From a market point of view, Fabric is in a very attractive position. It touches several areas that naturally pull attention. Robotics is exciting. AI remains one of the strongest narratives in technology. Open infrastructure has strong ideological and practical appeal. The idea of machines becoming economic actors also captures the imagination quickly. All of that helps Fabric stand out. It gives the project a clear identity in a crowded market.
But that same strength creates a weakness. Strong narratives often attract capital before the underlying system is fully mature. Markets are quick to price possibility. They are much slower to wait for proof. That means Fabric can gain attention, liquidity, and speculation well before it demonstrates widespread real world use. For some traders, that is an opportunity. For long term investors, it is also a warning. Visibility is not the same thing as adoption.
The project should therefore be judged by more than market excitement. The real signs of progress will come from evidence that machines are actually using the system in meaningful ways. That means stronger public proof of real task execution, more visible participation from developers, clearer signs of network activity, and more confidence that the verification layer can handle complex physical workflows. Until those things become clearer, the story remains promising but still early.

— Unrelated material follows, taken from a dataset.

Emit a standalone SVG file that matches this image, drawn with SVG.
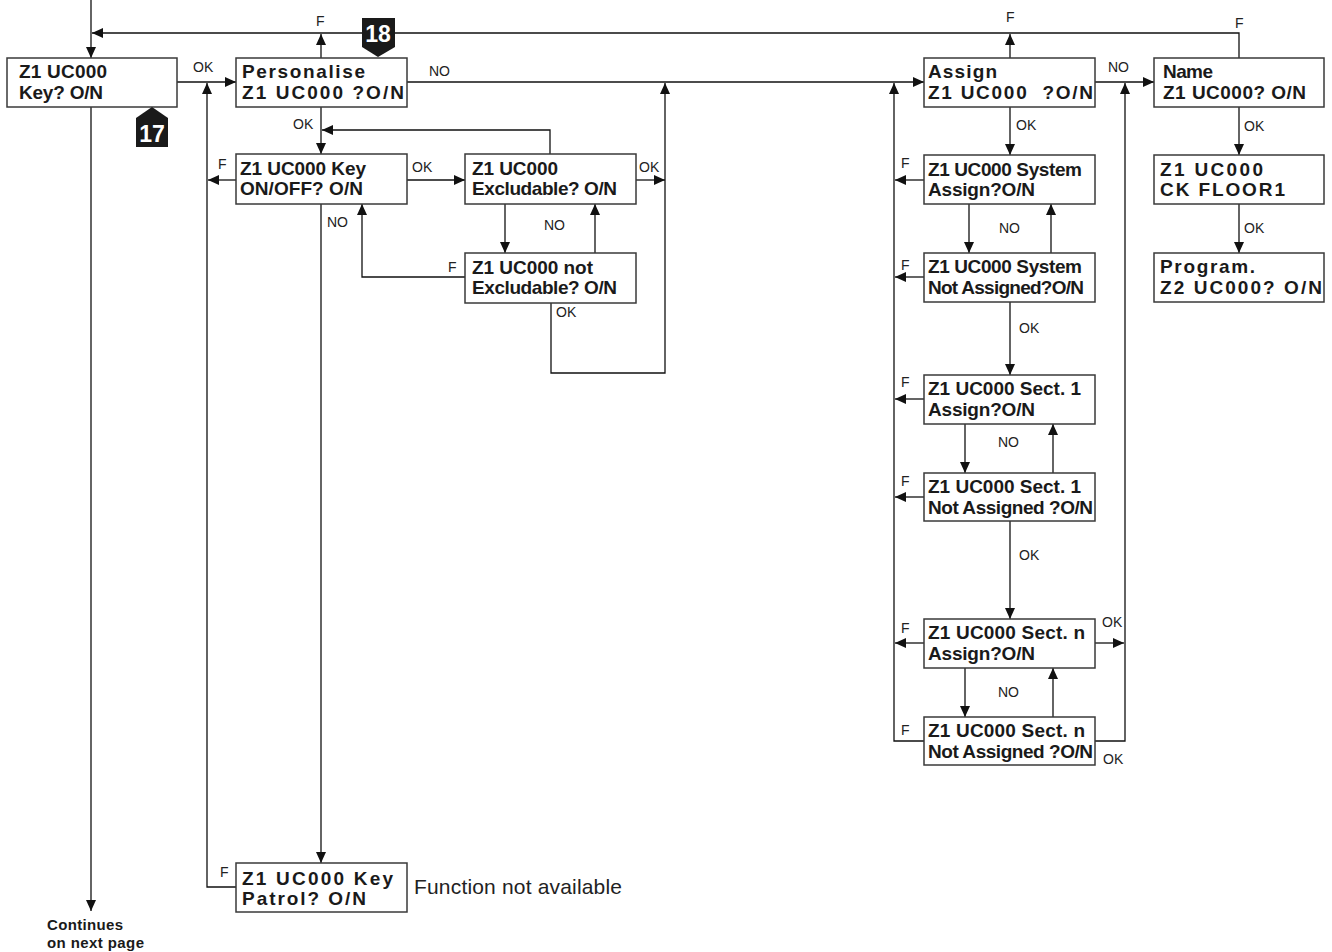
<svg xmlns="http://www.w3.org/2000/svg" width="1332" height="952" viewBox="0 0 1332 952">
<style>
.box{fill:#fff;stroke:#3a3a3a;stroke-width:1.5}
.t{font-family:"Liberation Sans",Arial,sans-serif;font-weight:bold;font-size:19px;fill:#1a1a1a;white-space:pre}
.l{font-family:"Liberation Sans",Arial,sans-serif;font-size:14px;fill:#222}
.c{fill:none;stroke:#111;stroke-width:1.3}
.mk{fill:#1a1a1a}
.mt{font-family:"Liberation Sans",Arial,sans-serif;font-weight:bold;font-size:23px;fill:#fff}
</style>
<defs>
<marker id="a" markerUnits="userSpaceOnUse" markerWidth="12" markerHeight="10" refX="11" refY="5" orient="auto"><path d="M0,0 L11,5 L0,10 Z" fill="#111"/></marker>
</defs>
<g id="connectors">
<path class="c" d="M91,0 V58" marker-end="url(#a)"/>
<path class="c" d="M1239,58 V33 H92" marker-end="url(#a)"/>
<path class="c" d="M321,58 V34" marker-end="url(#a)"/>
<path class="c" d="M1010,58 V34" marker-end="url(#a)"/>
<path class="c" d="M177,82 H236" marker-end="url(#a)"/>
<path class="c" d="M236,887 H207 V83" marker-end="url(#a)"/>
<path class="c" d="M236,180 H208" marker-end="url(#a)"/>
<path class="c" d="M321,107 V154" marker-end="url(#a)"/>
<path class="c" d="M550,154 V130 H322" marker-end="url(#a)"/>
<path class="c" d="M407,180 H465" marker-end="url(#a)"/>
<path class="c" d="M636,180 H665" marker-end="url(#a)"/>
<path class="c" d="M551,303 V373 H665 V83" marker-end="url(#a)"/>
<path class="c" d="M505,204 V253" marker-end="url(#a)"/>
<path class="c" d="M595,253 V204" marker-end="url(#a)"/>
<path class="c" d="M465,277 H362 V204" marker-end="url(#a)"/>
<path class="c" d="M321,204 V863" marker-end="url(#a)"/>
<path class="c" d="M407,82 H924" marker-end="url(#a)"/>
<path class="c" d="M1095,82 H1154" marker-end="url(#a)"/>
<path class="c" d="M924,741 H894 V83" marker-end="url(#a)"/>
<path class="c" d="M924,180 H895" marker-end="url(#a)"/>
<path class="c" d="M924,277 H895" marker-end="url(#a)"/>
<path class="c" d="M924,399 H895" marker-end="url(#a)"/>
<path class="c" d="M924,497 H895" marker-end="url(#a)"/>
<path class="c" d="M924,643 H895" marker-end="url(#a)"/>
<path class="c" d="M1095,741 H1125 V83" marker-end="url(#a)"/>
<path class="c" d="M1095,643 H1124" marker-end="url(#a)"/>
<path class="c" d="M1010,107 V155" marker-end="url(#a)"/>
<path class="c" d="M969,204 V253" marker-end="url(#a)"/>
<path class="c" d="M1051,253 V204" marker-end="url(#a)"/>
<path class="c" d="M1010,302 V375" marker-end="url(#a)"/>
<path class="c" d="M965,424 V473" marker-end="url(#a)"/>
<path class="c" d="M1053,473 V424" marker-end="url(#a)"/>
<path class="c" d="M1010,521 V619" marker-end="url(#a)"/>
<path class="c" d="M965,668 V717" marker-end="url(#a)"/>
<path class="c" d="M1053,717 V668" marker-end="url(#a)"/>
<path class="c" d="M1239,107 V155" marker-end="url(#a)"/>
<path class="c" d="M1239,204 V253" marker-end="url(#a)"/>
<path class="c" d="M91,107 V911" marker-end="url(#a)"/>
</g>
<g id="labels">
<text class="l" x="316" y="26">F</text>
<text class="l" x="1006" y="22">F</text>
<text class="l" x="1235" y="28">F</text>
<text class="l" x="193" y="72">OK</text>
<text class="l" x="429" y="76">NO</text>
<text class="l" x="293" y="129">OK</text>
<text class="l" x="218" y="169">F</text>
<text class="l" x="412" y="172">OK</text>
<text class="l" x="639" y="172">OK</text>
<text class="l" x="327" y="227">NO</text>
<text class="l" x="544" y="230">NO</text>
<text class="l" x="448" y="272">F</text>
<text class="l" x="556" y="317">OK</text>
<text class="l" x="220" y="877">F</text>
<text class="l" x="1108" y="72">NO</text>
<text class="l" x="1016" y="130">OK</text>
<text class="l" x="901" y="168">F</text>
<text class="l" x="999" y="233">NO</text>
<text class="l" x="901" y="270">F</text>
<text class="l" x="1244" y="131">OK</text>
<text class="l" x="1244" y="233">OK</text>
<text class="l" x="1019" y="333">OK</text>
<text class="l" x="901" y="387">F</text>
<text class="l" x="998" y="447">NO</text>
<text class="l" x="901" y="486">F</text>
<text class="l" x="1019" y="560">OK</text>
<text class="l" x="901" y="633">F</text>
<text class="l" x="1102" y="627">OK</text>
<text class="l" x="998" y="697">NO</text>
<text class="l" x="901" y="735">F</text>
<text class="l" x="1103" y="764">OK</text>
<text class="l" x="414" y="894" style="font-size:21px" textLength="208">Function not available</text>
<text class="t" x="47" y="930" style="font-size:15px" textLength="76">Continues</text>
<text class="t" x="47" y="948" style="font-size:15px" textLength="97">on next page</text>
</g>
<g id="n-key">
<rect class="box" x="7" y="58" width="170" height="49"/>
<text class="t" x="19" y="78" textLength="88">Z1 UC000</text>
<text class="t" x="19" y="99" textLength="84">Key? O/N</text>
</g>
<g id="n-personalise">
<rect class="box" x="236" y="58" width="171" height="49"/>
<text class="t" x="242" y="78" textLength="123">Personalise</text>
<text class="t" x="242" y="99" textLength="162">Z1 UC000 ?O/N</text>
</g>
<g id="n-onoff">
<rect class="box" x="236" y="154" width="171" height="50"/>
<text class="t" x="240" y="175" textLength="126">Z1 UC000 Key</text>
<text class="t" x="240" y="195" textLength="123">ON/OFF? O/N</text>
</g>
<g id="n-excl">
<rect class="box" x="465" y="154" width="171" height="50"/>
<text class="t" x="472" y="175" textLength="86">Z1 UC000</text>
<text class="t" x="472" y="195" textLength="145">Excludable? O/N</text>
</g>
<g id="n-notexcl">
<rect class="box" x="465" y="253" width="171" height="50"/>
<text class="t" x="472" y="274" textLength="121">Z1 UC000 not</text>
<text class="t" x="472" y="294" textLength="145">Excludable? O/N</text>
</g>
<g id="n-patrol">
<rect class="box" x="236" y="863" width="171" height="49"/>
<text class="t" x="242" y="885" textLength="151">Z1 UC000 Key</text>
<text class="t" x="242" y="905" textLength="124">Patrol? O/N</text>
</g>
<g id="n-assign">
<rect class="box" x="924" y="58" width="171" height="49"/>
<text class="t" x="928" y="78" textLength="69">Assign</text>
<text class="t" x="928" y="99" textLength="165">Z1 UC000  ?O/N</text>
</g>
<g id="n-name">
<rect class="box" x="1154" y="58" width="170" height="49"/>
<text class="t" x="1163" y="78" textLength="50">Name</text>
<text class="t" x="1163" y="99" textLength="143">Z1 UC000? O/N</text>
</g>
<g id="n-sysassign">
<rect class="box" x="924" y="155" width="171" height="49"/>
<text class="t" x="928" y="176" textLength="154">Z1 UC000 System</text>
<text class="t" x="928" y="196" textLength="107">Assign?O/N</text>
</g>
<g id="n-sysnot">
<rect class="box" x="924" y="253" width="171" height="49"/>
<text class="t" x="928" y="273" textLength="154">Z1 UC000 System</text>
<text class="t" x="928" y="294" textLength="156">Not Assigned?O/N</text>
</g>
<g id="n-ck">
<rect class="box" x="1154" y="155" width="170" height="49"/>
<text class="t" x="1160" y="176" textLength="103">Z1 UC000</text>
<text class="t" x="1160" y="196" textLength="125">CK FLOOR1</text>
</g>
<g id="n-program">
<rect class="box" x="1154" y="253" width="170" height="49"/>
<text class="t" x="1160" y="273" textLength="95">Program.</text>
<text class="t" x="1160" y="294" textLength="162">Z2 UC000? O/N</text>
</g>
<g id="n-sect1assign">
<rect class="box" x="924" y="375" width="171" height="49"/>
<text class="t" x="928" y="395" textLength="153">Z1 UC000 Sect. 1</text>
<text class="t" x="928" y="416" textLength="107">Assign?O/N</text>
</g>
<g id="n-sect1not">
<rect class="box" x="924" y="473" width="171" height="48"/>
<text class="t" x="928" y="493" textLength="153">Z1 UC000 Sect. 1</text>
<text class="t" x="928" y="514" textLength="165">Not Assigned ?O/N</text>
</g>
<g id="n-sectnassign">
<rect class="box" x="924" y="619" width="171" height="49"/>
<text class="t" x="928" y="639" textLength="157">Z1 UC000 Sect. n</text>
<text class="t" x="928" y="660" textLength="107">Assign?O/N</text>
</g>
<g id="n-sectnnot">
<rect class="box" x="924" y="717" width="171" height="48"/>
<text class="t" x="928" y="737" textLength="157">Z1 UC000 Sect. n</text>
<text class="t" x="928" y="758" textLength="165">Not Assigned ?O/N</text>
</g>
<g id="m18">
<polygon class="mk" points="362,18 395,18 395,47 378,57 362,47"/>
<text class="mt" x="378" y="42" text-anchor="middle">18</text>
</g>
<g id="m17">
<polygon class="mk" points="152,107 168,118 168,147 136,147 136,118"/>
<text class="mt" x="152" y="142" text-anchor="middle">17</text>
</g>
</svg>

Another important point is that Fabric’s real competition may not come only from other crypto projects. It may come from private robotics ecosystems that offer a simpler experience for enterprise users. Businesses often care first about reliability, support, safety, compliance, and accountability. If a centralized system provides those things more easily, many customers may choose convenience over openness. This means Fabric has to prove more than philosophical value. It has to prove practical value. Open coordination must be better in ways that matter. It must improve interoperability, lower friction, strengthen trust, or reduce dependence on closed vendors. If it cannot do that, then the vision may stay compelling without becoming dominant.
Even so, it would be a mistake to dismiss the project as just another trend driven idea. Fabric stands out because it is focused on a real systems level issue. If intelligent machines become a larger part of daily life, society will eventually have to answer hard questions about machine identity, machine permissions, machine memory, and machine governance. Who controls those layers. Who verifies them. Who gets to set the rules. Fabric is one of the few projects trying to build an answer before that future fully arrives.
That is why the fairest way to view Fabric Protocol is as a serious early stage bet on the machine economy. Its greatest strength is that the vision makes sense. Its greatest weakness is that real world execution is still the test that matters most. For traders, that means strong narrative potential and equally strong sensitivity to hype, milestones, and sentiment. For investors, it means watching closely for evidence that the protocol is moving from concept to real adoption. For researchers and builders, it means paying attention to a project that sits in an important place where robotics, decentralized systems, and digital governance may eventually meet.
Fabric Protocol is not interesting because it sounds futuristic. It is interesting because it asks a real question. If machines are going to work alongside humans in open environments, what kind of trust system will they need. Fabric has a bold answer. Now it has to prove that answer can survive contact with the real world.